Hippolyte et Aricie est la première tragédie lyrique du compositeur, qu'il crée en 1733 à l'Académie Royale de Musique, à l'âge de 50 ans. Fort de sa connaissance de l'harmonie et de l'orchestration, disciplines qu'il a étudiées de manière approfondie et scientifique, Rameau compose d'emblée un chef d'œuvre avec cet ouvrage empli d'une musique riche, expressive et complexe, à tel point que l'on dut couper certains passages que les interprètes de la création n'arrivaient pas chanter, tant leurs harmonies étaient nouvelles. Le livret de l'abbé Pellegrin reprend l'argument de la Phèdre de Racine, vu sous son angle le plus spectaculaire, prétexte au déploiement des machines comme aux intermèdes dansés.

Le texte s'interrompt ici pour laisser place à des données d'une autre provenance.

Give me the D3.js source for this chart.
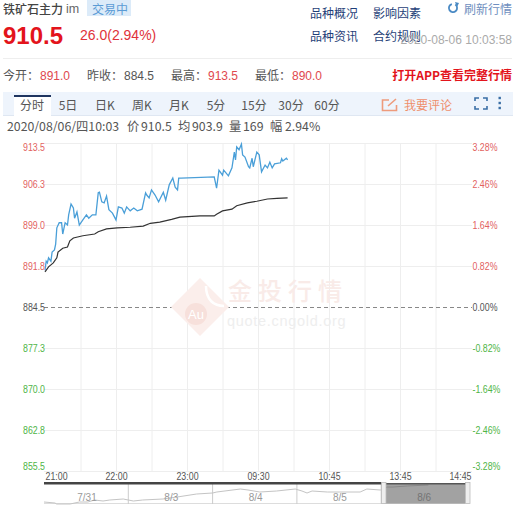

Cette œuvre riche trouve ainsi à Aix-en-Provence des interprète à sa hauteur: outre la recherche perfectionniste de Gardiner, à la tête de son orchestre d'instruments anciens The English Baroque Soloists, le metteur en scène Pier Luigi Pizzi, alors très en vogue, travaille sur une esthétique historiquement informée, sans proposer pour autant une reconstitution d'époque. Cette production est aussi marquante par la prestigieuse distribution qu'elle réunit: autour du couple-titre formé par le ténor John Aler et la soprano Rachel Yakar, les personnages de Thésée et de Phèdre sont confiés à deux stars de l'époque, peu familières du répertoire baroque mais très charismatiques: José van Dam et Jessye Norman.

Alain Perroux

Transcription

Journaliste
Tout se joue ici, au Théâtre de l’Archevêché avec l’Opéra de Rameau, Hyppolite et Aricie . Je sais qu’il y a aussi au programme d’Aix-en-Provence le Mithridate de Mozart et la Cenerentola de Rossini. Mais l’œuvre de Rameau sera déterminante. C’est une option prise par Louis Erlo à Aix depuis 2 ans. Et quand il compose Hyppolite et Aricie , Rameau a 50 ans, c’est son premier opéra mais quelle expérience !
(Musique)
Journaliste
Tiré d’ Hyppolite , d’ Euripide et du Phèdre de Racine, seuls les amours d’ Hyppolite et d’Aricie séduisent Rameau. Une musique essentiellement française du XVIIIe siècle, un chef-d’œuvre selon certains.
(Musique)
Journaliste
Pour monter cet opéra, un italien Pier Luigi Pizzi, mise en scène, décors et costumes, et John Eliot Gardiner, un anglais à la direction musicale. Mais demander à Pier Luigi Pizzi s’il est amoureux du Rococo, il hésite pour vous dire que le mot lui déplaît profondément, visiblement, il prend cela pour une provocation.
Pier-Luigi Pizzi
Je préfère parler de baroque. Le Rococo c’est quelque chose qui est un peu une espèce de déformation du baroque. J’aime plutôt le baroque, c’est, ça me donne des images plus fortes et c’est sur ça que je travaille plutôt. On sent que cette musique a besoin d’images très riches qui correspondent à la richesse de l’invention musicale.
Journaliste
Voici John Eliot Gardiner, il dirige l’orchestre et comme beaucoup d’anglais, il est un passionné de musique baroque. L’orchestre joue des instruments d’époque ou des copies d’instruments, cela donne un climat musical remarquable.
John-Eliot Gardiner
Tout Rameau est difficile parce que c’est un style qui est disparu tout à fait. Alors il faut reconstruire ce style, il faut carrément, avec les instruments anciens, avec les chœurs, tous les ornements qui…. D’abord, la première fois qu’on fait ça, les ornements sont un peu gênants, vous savez. Mais c’est parce que c’est comme des moustiques, ils sont partout sur la partition. Il faut trouver le moyen de les intégrer dans la musique, dans les grands phrasés.
(Musique)
Journaliste
Une très belle interprétation et surtout Jessye Norman, une américaine qui chante divinement aussi bien le negro spiritual que Rameau.
(Musique)
Jessye Norman
J’aime beaucoup chanter ça, c’est la première fois que je chante des choses de Rameau et je suis ravie de le faire.
Journaliste
Une certaine sensibilité française ?
Jessye Norman
Oui, sûrement. C’est le texte. C’est bien avec la musique de Rameau, c’est magnifique. Il a pris le texte avec la musique, c’est magnifique.
Journaliste
Il y a un équilibre ?
Jessye Norman
Oui, je trouve, complètement, c’est magnifique.
(Musique)
Journaliste
Jessye Norman nous a donné ses premières impressions, c’est très rare qu’une chanteuse accepte une interview entre deux scènes mais quelle présence.
(Musique)
Journaliste
Quel sera l’accueil des critiques et du public après ce Rameau joué à Aix-en-Provence, c’est un beau pari, celui de Louis Erlo, espérons que ce n’est un risque mesuré.